>>>>>

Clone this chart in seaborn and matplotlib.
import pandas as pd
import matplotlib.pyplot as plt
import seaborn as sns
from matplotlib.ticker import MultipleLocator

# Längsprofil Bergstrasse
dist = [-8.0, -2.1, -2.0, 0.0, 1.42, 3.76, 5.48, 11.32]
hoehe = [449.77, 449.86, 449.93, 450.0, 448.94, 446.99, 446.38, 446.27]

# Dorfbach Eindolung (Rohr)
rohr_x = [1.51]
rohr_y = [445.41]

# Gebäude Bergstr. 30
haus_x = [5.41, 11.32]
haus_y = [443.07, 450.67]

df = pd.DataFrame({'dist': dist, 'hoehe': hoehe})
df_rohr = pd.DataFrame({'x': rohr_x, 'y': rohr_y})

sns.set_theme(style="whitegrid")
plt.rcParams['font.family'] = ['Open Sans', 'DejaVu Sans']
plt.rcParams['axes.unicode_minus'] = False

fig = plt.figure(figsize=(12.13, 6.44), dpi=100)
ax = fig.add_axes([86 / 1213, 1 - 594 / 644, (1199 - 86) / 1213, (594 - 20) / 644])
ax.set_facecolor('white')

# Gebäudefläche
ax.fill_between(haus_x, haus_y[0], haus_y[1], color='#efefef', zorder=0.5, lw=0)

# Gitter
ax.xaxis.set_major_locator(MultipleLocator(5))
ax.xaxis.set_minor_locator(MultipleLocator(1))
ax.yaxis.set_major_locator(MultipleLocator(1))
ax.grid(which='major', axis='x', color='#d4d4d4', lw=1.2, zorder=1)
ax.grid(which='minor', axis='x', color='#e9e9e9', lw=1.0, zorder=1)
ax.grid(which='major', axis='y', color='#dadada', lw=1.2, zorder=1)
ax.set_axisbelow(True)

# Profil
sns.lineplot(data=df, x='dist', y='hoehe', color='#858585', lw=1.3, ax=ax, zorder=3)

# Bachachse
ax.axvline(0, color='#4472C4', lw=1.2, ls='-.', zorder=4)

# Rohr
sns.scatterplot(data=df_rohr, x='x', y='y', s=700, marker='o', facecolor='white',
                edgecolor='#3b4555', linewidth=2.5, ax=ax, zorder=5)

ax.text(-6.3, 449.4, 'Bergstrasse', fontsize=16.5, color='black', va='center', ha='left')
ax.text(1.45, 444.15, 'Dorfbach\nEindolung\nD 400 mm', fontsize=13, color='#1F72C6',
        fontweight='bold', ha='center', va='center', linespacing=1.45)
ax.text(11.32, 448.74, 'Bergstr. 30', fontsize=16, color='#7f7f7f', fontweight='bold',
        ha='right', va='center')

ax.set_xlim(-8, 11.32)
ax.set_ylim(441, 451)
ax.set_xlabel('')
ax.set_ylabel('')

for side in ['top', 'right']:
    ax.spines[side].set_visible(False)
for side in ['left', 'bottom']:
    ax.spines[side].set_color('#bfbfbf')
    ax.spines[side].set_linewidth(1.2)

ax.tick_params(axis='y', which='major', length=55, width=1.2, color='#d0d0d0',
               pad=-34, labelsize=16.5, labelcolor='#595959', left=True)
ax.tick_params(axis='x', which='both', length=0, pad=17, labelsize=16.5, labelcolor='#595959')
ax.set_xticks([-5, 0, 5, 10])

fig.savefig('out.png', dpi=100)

<<<<<
>>>>>

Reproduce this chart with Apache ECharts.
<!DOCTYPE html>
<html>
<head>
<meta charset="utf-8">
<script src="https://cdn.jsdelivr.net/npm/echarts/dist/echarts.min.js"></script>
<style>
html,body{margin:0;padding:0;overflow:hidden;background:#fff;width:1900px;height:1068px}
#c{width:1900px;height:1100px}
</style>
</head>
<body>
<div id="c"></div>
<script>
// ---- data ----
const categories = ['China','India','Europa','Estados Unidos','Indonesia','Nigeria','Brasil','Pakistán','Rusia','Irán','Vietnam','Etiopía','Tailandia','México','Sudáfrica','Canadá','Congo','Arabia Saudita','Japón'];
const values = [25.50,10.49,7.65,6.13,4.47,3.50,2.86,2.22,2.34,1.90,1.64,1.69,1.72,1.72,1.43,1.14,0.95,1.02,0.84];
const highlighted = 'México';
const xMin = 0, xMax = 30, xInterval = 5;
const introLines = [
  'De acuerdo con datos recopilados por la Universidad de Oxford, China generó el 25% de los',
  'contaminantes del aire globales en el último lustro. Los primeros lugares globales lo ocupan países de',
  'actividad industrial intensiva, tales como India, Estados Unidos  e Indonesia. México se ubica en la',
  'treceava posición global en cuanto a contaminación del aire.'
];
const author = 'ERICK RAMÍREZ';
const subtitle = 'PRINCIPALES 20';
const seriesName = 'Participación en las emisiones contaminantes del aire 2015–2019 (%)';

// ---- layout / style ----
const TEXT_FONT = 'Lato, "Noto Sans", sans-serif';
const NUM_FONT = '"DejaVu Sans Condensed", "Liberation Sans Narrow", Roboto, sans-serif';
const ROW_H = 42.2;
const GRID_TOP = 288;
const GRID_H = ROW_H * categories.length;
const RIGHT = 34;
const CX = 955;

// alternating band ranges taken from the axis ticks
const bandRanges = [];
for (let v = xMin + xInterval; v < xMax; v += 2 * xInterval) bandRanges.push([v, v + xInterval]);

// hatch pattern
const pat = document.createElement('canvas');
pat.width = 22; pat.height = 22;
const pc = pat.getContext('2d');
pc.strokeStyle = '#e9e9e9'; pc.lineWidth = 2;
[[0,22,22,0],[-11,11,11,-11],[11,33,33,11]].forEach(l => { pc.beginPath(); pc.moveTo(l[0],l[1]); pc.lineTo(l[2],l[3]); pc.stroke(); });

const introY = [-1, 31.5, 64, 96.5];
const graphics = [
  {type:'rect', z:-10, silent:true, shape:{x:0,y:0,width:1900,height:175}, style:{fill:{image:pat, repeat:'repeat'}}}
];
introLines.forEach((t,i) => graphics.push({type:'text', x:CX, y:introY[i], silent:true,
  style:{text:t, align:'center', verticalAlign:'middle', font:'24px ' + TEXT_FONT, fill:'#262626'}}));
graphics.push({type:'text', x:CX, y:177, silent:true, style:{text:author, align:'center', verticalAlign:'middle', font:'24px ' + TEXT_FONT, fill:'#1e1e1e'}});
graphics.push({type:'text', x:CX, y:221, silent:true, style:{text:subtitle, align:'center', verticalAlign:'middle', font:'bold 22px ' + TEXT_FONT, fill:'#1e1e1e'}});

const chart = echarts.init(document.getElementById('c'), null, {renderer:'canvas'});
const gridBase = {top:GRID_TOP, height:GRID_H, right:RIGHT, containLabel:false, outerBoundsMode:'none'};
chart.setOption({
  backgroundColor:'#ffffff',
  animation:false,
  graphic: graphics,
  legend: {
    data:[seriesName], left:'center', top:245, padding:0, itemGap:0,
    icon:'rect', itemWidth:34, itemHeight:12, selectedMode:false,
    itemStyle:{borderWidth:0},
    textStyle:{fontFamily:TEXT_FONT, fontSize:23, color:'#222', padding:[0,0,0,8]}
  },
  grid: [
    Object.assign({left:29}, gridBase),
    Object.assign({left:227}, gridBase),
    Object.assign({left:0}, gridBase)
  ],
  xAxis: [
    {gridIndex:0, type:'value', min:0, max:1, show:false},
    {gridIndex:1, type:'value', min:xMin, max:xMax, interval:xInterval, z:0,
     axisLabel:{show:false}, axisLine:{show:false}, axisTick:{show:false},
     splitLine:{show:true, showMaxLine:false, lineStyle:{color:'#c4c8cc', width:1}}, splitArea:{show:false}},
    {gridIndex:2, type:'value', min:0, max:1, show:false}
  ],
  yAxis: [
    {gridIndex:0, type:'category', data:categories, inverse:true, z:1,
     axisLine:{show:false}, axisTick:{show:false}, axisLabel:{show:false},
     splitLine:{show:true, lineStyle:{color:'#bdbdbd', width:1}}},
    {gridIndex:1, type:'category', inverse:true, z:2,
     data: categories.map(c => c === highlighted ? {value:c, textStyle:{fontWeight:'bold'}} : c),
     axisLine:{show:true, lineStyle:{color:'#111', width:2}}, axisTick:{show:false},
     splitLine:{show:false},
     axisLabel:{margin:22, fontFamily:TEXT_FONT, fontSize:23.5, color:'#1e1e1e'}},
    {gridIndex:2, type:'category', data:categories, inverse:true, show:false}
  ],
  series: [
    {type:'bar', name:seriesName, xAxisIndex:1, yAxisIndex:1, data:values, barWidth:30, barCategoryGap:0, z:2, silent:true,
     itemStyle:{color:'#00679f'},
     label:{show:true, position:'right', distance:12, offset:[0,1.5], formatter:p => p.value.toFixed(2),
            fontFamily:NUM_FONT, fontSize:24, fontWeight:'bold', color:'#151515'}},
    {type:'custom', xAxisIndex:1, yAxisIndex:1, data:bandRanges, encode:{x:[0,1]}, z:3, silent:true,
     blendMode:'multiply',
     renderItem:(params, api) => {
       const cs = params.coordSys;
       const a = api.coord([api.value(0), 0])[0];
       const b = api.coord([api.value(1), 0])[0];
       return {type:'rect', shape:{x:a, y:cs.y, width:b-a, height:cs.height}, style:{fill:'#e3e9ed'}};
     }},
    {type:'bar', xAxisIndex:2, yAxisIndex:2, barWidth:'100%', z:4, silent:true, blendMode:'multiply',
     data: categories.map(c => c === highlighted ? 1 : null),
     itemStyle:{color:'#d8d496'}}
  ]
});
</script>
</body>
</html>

<<<<<

▸ **TASK TO CARRY OUT**:
Extract from the listing above the lines between the line containing "Clone this chart in seaborn and matplotlib." and the line containing "edgecolor='#3b4555', linewidth=2.5, ax=ax, zorder=5)", keeping both of those lines. Output nothing else.

▸ **RESULT OF THIS TASK**:
Clone this chart in seaborn and matplotlib.
import pandas as pd
import matplotlib.pyplot as plt
import seaborn as sns
from matplotlib.ticker import MultipleLocator

# Längsprofil Bergstrasse
dist = [-8.0, -2.1, -2.0, 0.0, 1.42, 3.76, 5.48, 11.32]
hoehe = [449.77, 449.86, 449.93, 450.0, 448.94, 446.99, 446.38, 446.27]

# Dorfbach Eindolung (Rohr)
rohr_x = [1.51]
rohr_y = [445.41]

# Gebäude Bergstr. 30
haus_x = [5.41, 11.32]
haus_y = [443.07, 450.67]

df = pd.DataFrame({'dist': dist, 'hoehe': hoehe})
df_rohr = pd.DataFrame({'x': rohr_x, 'y': rohr_y})

sns.set_theme(style="whitegrid")
plt.rcParams['font.family'] = ['Open Sans', 'DejaVu Sans']
plt.rcParams['axes.unicode_minus'] = False

fig = plt.figure(figsize=(12.13, 6.44), dpi=100)
ax = fig.add_axes([86 / 1213, 1 - 594 / 644, (1199 - 86) / 1213, (594 - 20) / 644])
ax.set_facecolor('white')

# Gebäudefläche
ax.fill_between(haus_x, haus_y[0], haus_y[1], color='#efefef', zorder=0.5, lw=0)

# Gitter
ax.xaxis.set_major_locator(MultipleLocator(5))
ax.xaxis.set_minor_locator(MultipleLocator(1))
ax.yaxis.set_major_locator(MultipleLocator(1))
ax.grid(which='major', axis='x', color='#d4d4d4', lw=1.2, zorder=1)
ax.grid(which='minor', axis='x', color='#e9e9e9', lw=1.0, zorder=1)
ax.grid(which='major', axis='y', color='#dadada', lw=1.2, zorder=1)
ax.set_axisbelow(True)

# Profil
sns.lineplot(data=df, x='dist', y='hoehe', color='#858585', lw=1.3, ax=ax, zorder=3)

# Bachachse
ax.axvline(0, color='#4472C4', lw=1.2, ls='-.', zorder=4)

# Rohr
sns.scatterplot(data=df_rohr, x='x', y='y', s=700, marker='o', facecolor='white',
                edgecolor='#3b4555', linewidth=2.5, ax=ax, zorder=5)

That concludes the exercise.